Problem — Copy verbatim the block of lines in the entries below whose first line contains "What Chart.js code" and whose last line contains "weight: 'bold', lineHeight: 15/11". Leave out all other lines.

Records for processing —

========================================================================

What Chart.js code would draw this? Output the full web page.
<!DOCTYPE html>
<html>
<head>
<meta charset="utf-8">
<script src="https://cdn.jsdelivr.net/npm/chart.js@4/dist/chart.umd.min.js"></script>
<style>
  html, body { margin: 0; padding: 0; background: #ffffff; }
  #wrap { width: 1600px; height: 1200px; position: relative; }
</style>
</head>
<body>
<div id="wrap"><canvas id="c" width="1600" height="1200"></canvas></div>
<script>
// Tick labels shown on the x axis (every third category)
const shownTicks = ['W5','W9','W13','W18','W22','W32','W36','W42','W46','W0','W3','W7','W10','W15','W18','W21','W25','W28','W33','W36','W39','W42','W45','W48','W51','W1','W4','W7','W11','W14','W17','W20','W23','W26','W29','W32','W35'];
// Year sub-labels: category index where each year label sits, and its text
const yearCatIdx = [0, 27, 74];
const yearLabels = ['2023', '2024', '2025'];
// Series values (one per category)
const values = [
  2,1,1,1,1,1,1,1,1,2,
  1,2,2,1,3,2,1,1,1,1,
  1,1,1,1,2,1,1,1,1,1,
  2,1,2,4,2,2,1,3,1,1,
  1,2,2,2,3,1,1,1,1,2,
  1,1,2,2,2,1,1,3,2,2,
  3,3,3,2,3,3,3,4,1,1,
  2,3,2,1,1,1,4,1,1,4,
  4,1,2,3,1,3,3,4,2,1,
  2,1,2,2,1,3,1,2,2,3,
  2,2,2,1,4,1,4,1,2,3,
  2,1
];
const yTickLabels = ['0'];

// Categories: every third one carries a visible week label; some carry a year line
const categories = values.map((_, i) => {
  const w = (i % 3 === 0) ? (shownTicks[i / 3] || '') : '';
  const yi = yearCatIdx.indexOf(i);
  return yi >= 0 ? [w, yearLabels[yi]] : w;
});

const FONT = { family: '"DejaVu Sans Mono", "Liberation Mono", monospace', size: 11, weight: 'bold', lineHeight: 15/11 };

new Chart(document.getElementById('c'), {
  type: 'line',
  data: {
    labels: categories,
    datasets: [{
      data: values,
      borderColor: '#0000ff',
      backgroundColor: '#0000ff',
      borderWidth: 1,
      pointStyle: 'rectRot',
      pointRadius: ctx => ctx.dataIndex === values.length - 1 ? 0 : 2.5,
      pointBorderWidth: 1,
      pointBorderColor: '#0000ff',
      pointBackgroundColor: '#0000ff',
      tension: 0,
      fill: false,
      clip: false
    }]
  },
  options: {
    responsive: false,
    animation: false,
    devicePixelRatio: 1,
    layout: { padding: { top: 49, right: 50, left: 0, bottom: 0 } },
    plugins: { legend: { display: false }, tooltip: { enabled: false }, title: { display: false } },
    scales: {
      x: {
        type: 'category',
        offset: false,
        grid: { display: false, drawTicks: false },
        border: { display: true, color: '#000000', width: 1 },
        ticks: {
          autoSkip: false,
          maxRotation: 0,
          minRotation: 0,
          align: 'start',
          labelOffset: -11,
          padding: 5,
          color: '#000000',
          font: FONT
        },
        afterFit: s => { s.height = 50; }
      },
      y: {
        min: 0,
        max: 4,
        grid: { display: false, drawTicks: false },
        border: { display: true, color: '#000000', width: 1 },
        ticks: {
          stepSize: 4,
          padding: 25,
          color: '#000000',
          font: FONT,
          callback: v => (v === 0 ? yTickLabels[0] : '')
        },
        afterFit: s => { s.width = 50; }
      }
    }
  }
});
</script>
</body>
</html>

========================================================================

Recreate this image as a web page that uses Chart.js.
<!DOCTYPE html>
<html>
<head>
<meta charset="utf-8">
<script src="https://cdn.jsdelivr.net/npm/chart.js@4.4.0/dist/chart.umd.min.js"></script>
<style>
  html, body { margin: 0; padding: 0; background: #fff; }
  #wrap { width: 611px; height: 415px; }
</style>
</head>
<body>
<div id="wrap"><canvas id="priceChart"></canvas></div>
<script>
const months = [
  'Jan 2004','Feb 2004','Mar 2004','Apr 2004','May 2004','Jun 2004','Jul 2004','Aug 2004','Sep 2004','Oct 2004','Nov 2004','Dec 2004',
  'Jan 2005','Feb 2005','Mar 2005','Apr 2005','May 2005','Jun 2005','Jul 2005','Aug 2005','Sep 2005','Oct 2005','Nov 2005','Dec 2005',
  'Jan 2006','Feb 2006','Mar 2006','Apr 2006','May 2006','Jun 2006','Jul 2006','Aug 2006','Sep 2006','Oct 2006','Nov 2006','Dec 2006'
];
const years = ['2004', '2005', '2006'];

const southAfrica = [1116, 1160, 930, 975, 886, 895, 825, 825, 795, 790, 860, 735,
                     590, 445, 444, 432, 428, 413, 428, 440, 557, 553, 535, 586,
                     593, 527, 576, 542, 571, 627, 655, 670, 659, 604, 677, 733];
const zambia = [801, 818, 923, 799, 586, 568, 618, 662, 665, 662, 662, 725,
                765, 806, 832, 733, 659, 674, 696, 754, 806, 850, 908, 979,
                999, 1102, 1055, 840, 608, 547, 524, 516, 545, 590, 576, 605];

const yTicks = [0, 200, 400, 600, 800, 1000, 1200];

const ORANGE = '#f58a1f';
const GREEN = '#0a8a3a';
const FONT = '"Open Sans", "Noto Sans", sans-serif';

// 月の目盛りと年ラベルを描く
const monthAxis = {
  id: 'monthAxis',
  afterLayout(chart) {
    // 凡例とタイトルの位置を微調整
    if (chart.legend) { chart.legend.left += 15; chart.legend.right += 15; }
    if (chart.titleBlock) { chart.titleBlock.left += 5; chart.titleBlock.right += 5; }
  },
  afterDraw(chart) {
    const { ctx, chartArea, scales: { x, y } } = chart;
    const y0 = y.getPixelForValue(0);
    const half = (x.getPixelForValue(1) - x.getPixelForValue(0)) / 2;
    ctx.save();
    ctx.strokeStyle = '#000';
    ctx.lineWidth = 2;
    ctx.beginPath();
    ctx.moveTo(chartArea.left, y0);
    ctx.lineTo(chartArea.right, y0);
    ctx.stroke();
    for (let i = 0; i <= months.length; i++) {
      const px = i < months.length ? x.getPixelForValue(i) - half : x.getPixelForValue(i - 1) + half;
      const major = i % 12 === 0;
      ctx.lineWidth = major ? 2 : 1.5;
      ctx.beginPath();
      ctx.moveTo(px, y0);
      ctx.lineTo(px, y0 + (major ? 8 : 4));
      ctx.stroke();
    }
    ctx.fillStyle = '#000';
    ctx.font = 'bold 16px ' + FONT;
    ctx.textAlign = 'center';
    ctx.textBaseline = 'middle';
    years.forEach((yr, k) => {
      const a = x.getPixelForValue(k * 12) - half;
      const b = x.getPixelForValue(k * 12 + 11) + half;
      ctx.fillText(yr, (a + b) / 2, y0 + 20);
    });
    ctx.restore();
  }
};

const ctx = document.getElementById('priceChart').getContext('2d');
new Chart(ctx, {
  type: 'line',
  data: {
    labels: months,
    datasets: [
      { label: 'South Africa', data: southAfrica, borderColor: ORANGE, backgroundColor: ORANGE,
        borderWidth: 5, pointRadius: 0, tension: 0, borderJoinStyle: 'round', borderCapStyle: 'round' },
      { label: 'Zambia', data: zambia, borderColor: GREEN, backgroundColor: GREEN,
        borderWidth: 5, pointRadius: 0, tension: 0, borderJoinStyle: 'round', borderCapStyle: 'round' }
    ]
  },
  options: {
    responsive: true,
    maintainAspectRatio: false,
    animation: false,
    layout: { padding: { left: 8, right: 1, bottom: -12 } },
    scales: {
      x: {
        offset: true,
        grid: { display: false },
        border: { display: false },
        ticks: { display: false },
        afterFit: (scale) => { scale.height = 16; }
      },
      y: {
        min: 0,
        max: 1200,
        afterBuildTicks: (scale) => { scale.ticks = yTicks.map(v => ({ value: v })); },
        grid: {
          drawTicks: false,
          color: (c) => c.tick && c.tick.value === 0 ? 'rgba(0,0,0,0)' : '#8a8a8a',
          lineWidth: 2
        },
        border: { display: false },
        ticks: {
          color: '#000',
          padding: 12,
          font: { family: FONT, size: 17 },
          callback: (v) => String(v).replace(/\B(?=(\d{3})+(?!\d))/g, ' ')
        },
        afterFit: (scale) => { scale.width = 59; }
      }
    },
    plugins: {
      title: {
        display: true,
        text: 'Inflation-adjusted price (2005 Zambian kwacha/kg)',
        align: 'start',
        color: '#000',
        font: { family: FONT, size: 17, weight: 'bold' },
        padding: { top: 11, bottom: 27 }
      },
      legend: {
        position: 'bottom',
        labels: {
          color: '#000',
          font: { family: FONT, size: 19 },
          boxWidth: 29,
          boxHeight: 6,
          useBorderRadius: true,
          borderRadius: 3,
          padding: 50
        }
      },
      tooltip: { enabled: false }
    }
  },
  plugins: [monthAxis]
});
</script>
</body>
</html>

========================================================================

Answer to this problem —
What Chart.js code would draw this? Output the full web page.
<!DOCTYPE html>
<html>
<head>
<meta charset="utf-8">
<script src="https://cdn.jsdelivr.net/npm/chart.js@4/dist/chart.umd.min.js"></script>
<style>
  html, body { margin: 0; padding: 0; background: #ffffff; }
  #wrap { width: 1600px; height: 1200px; position: relative; }
</style>
</head>
<body>
<div id="wrap"><canvas id="c" width="1600" height="1200"></canvas></div>
<script>
// Tick labels shown on the x axis (every third category)
const shownTicks = ['W5','W9','W13','W18','W22','W32','W36','W42','W46','W0','W3','W7','W10','W15','W18','W21','W25','W28','W33','W36','W39','W42','W45','W48','W51','W1','W4','W7','W11','W14','W17','W20','W23','W26','W29','W32','W35'];
// Year sub-labels: category index where each year label sits, and its text
const yearCatIdx = [0, 27, 74];
const yearLabels = ['2023', '2024', '2025'];
// Series values (one per category)
const values = [
  2,1,1,1,1,1,1,1,1,2,
  1,2,2,1,3,2,1,1,1,1,
  1,1,1,1,2,1,1,1,1,1,
  2,1,2,4,2,2,1,3,1,1,
  1,2,2,2,3,1,1,1,1,2,
  1,1,2,2,2,1,1,3,2,2,
  3,3,3,2,3,3,3,4,1,1,
  2,3,2,1,1,1,4,1,1,4,
  4,1,2,3,1,3,3,4,2,1,
  2,1,2,2,1,3,1,2,2,3,
  2,2,2,1,4,1,4,1,2,3,
  2,1
];
const yTickLabels = ['0'];

// Categories: every third one carries a visible week label; some carry a year line
const categories = values.map((_, i) => {
  const w = (i % 3 === 0) ? (shownTicks[i / 3] || '') : '';
  const yi = yearCatIdx.indexOf(i);
  return yi >= 0 ? [w, yearLabels[yi]] : w;
});

const FONT = { family: '"DejaVu Sans Mono", "Liberation Mono", monospace', size: 11, weight: 'bold', lineHeight: 15/11 };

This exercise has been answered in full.